→ DATASET EXCERPT:
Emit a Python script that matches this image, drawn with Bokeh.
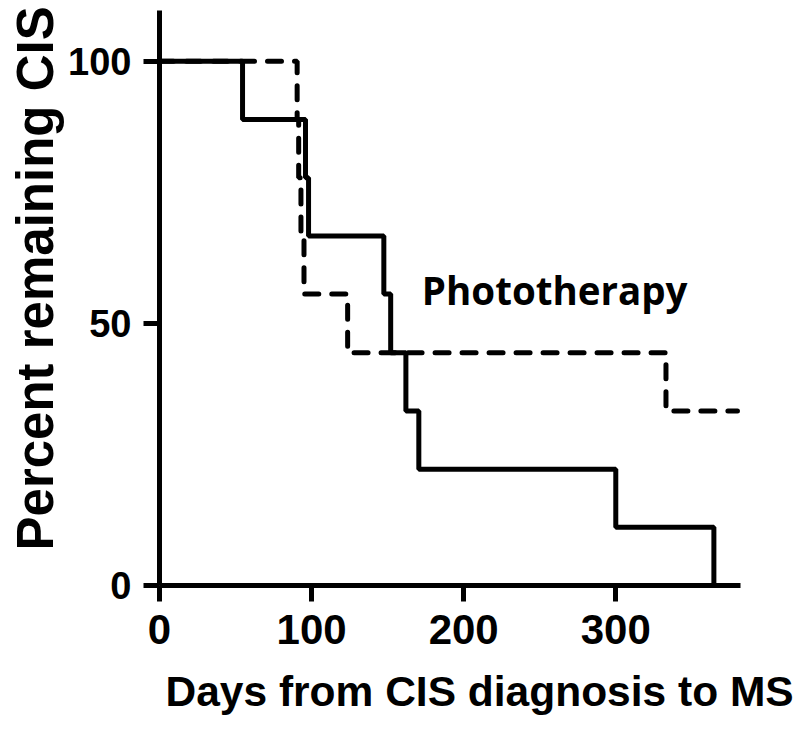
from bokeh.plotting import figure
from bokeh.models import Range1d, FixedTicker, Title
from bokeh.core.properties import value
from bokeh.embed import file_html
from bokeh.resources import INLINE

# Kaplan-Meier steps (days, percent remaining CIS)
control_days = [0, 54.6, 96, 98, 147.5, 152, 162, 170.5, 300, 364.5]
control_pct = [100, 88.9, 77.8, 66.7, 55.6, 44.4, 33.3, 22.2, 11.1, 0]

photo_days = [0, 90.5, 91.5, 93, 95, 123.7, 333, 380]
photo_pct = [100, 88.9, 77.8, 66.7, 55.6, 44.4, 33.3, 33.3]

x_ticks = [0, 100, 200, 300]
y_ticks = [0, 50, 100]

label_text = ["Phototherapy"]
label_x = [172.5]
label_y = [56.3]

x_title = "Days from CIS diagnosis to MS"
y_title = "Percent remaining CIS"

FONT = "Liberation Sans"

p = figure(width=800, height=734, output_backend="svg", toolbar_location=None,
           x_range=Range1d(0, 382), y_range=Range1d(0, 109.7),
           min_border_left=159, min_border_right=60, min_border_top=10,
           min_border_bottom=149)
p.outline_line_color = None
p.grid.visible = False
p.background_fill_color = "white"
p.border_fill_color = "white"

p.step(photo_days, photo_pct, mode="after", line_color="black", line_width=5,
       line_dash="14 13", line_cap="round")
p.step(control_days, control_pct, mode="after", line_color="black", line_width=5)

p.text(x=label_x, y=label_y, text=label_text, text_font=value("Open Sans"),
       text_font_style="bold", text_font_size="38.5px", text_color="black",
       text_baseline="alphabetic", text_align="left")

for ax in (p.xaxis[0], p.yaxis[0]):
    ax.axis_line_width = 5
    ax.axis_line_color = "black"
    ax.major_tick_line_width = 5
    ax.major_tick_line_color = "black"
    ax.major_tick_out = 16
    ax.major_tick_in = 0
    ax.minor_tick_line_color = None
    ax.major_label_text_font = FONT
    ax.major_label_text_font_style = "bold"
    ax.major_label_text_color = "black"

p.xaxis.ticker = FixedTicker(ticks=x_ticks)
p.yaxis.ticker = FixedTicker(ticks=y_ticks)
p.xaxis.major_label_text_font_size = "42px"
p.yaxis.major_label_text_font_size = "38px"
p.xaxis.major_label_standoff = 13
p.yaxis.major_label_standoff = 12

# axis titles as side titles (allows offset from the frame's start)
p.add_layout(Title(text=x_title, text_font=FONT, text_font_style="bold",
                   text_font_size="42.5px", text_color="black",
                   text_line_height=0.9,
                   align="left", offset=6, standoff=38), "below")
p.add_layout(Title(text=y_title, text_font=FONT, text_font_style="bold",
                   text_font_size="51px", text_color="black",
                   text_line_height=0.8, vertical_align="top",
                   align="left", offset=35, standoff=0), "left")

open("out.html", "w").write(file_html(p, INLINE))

→ SET EXERCISE: Give again, word for word, every line from the top of the data above to the line holding "from bokeh.resources import INLINE", inclusive, with the pictures left out.

→ TASK OUTPUT:
Emit a Python script that matches this image, drawn with Bokeh.
from bokeh.plotting import figure
from bokeh.models import Range1d, FixedTicker, Title
from bokeh.core.properties import value
from bokeh.embed import file_html
from bokeh.resources import INLINE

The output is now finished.